▸ Available data:
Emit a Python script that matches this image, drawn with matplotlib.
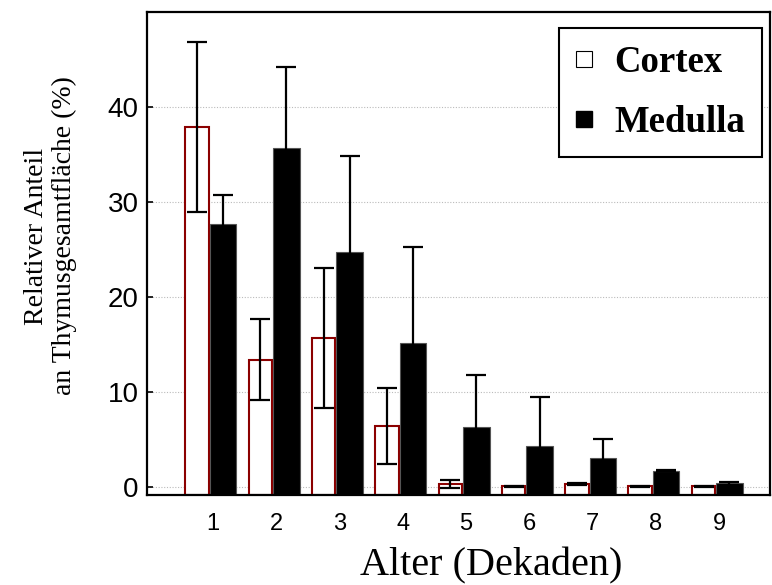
import numpy as np
import matplotlib.pyplot as plt
from matplotlib.lines import Line2D

decades = [1, 2, 3, 4, 5, 6, 7, 8, 9]
cortex = [37.9, 13.4, 15.7, 6.4, 0.35, 0.05, 0.28, 0.07, 0.07]
cortex_err = [8.9, 4.25, 7.35, 4.0, 0.42, 0.05, 0.1, 0.05, 0.05]
medulla = [27.65, 35.7, 24.7, 15.2, 6.35, 4.35, 3.0, 1.7, 0.4]
medulla_err = [3.1, 8.5, 10.1, 10.1, 5.45, 5.15, 2.1, 0.05, 0.15]
yticks = [0, 10, 20, 30, 40]

x = np.array(decades, dtype=float)
ymin, ymax = -0.85, 50.0

fig = plt.figure(figsize=(7.72, 5.85), dpi=100)
ax = fig.add_axes([0.1904, 0.1538, 0.807, 0.8256])

xc = x - 0.25
xm = x + 0.16
ax.bar(xc, np.array(cortex) - ymin, bottom=ymin, width=0.37, color='white',
       edgecolor='#8b0000', linewidth=1.5, zorder=2)
ax.bar(xm, np.array(medulla) - ymin, bottom=ymin, width=0.42, color='black',
       edgecolor='#555555', linewidth=0.8, zorder=2)
ax.errorbar(xc, cortex, yerr=cortex_err, fmt='none', ecolor='black',
            elinewidth=1.6, capsize=7, capthick=1.6, zorder=3)
ax.errorbar(xm, medulla, yerr=medulla_err, fmt='none', ecolor='black',
            elinewidth=1.6, capsize=7, capthick=1.6, zorder=3)

ax.set_xlim(-0.04, 9.80)
ax.set_ylim(ymin, ymax)
ax.set_yticks(yticks)
ax.set_xticks(decades)
ax.set_yticklabels([str(t) for t in yticks], fontsize=20, family='Liberation Sans')
ax.set_xticklabels([str(d) for d in decades], fontsize=17, family='Liberation Sans')
ax.tick_params(axis='y', direction='in', length=4, width=1.2, pad=6)
ax.tick_params(axis='x', length=0, pad=13)
ax.yaxis.grid(True, linestyle=(0, (1, 1.5)), color='#bbbbbb', linewidth=0.8)
ax.set_axisbelow(True)
for s in ax.spines.values():
    s.set_linewidth(1.6)

ax.set_xlabel('Alter (Dekaden)', fontsize=29, family='Liberation Serif', va='baseline')
ax.xaxis.set_label_coords(0.552, -0.166)
fig.text(0.066, 1 - 236 / 585, 'Relativer Anteil\nan Thymusgesamtfläche (%)',
         rotation=90, ha='center', va='center', multialignment='center',
         fontsize=20, family='Liberation Serif', linespacing=1.15)

handles = [Line2D([], [], marker='s', linestyle='none', markersize=11,
                  markerfacecolor='white', markeredgecolor='black', markeredgewidth=0.8),
           Line2D([], [], marker='s', linestyle='none', markersize=12,
                  markerfacecolor='black', markeredgecolor='black')]
leg = ax.legend(handles, ['Cortex', 'Medulla'], loc='upper right',
                bbox_to_anchor=(0.987, 0.967),
                prop={'family': 'Liberation Serif', 'weight': 'bold', 'size': 26.5},
                fancybox=False, framealpha=1, edgecolor='black',
                borderpad=0.45, labelspacing=0.7, handletextpad=0.6,
                borderaxespad=0.0, handlelength=0.46)
leg.get_frame().set_linewidth(1.5)

fig.savefig('out.png', dpi=100)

▸ What is asked:
Without the pictures, please reproduce each line of the listing above exactly, from the first one through the line bearing "ymin, ymax = -0.85, 50.0".

▸ Full output:
Emit a Python script that matches this image, drawn with matplotlib.
import numpy as np
import matplotlib.pyplot as plt
from matplotlib.lines import Line2D

decades = [1, 2, 3, 4, 5, 6, 7, 8, 9]
cortex = [37.9, 13.4, 15.7, 6.4, 0.35, 0.05, 0.28, 0.07, 0.07]
cortex_err = [8.9, 4.25, 7.35, 4.0, 0.42, 0.05, 0.1, 0.05, 0.05]
medulla = [27.65, 35.7, 24.7, 15.2, 6.35, 4.35, 3.0, 1.7, 0.4]
medulla_err = [3.1, 8.5, 10.1, 10.1, 5.45, 5.15, 2.1, 0.05, 0.15]
yticks = [0, 10, 20, 30, 40]

x = np.array(decades, dtype=float)
ymin, ymax = -0.85, 50.0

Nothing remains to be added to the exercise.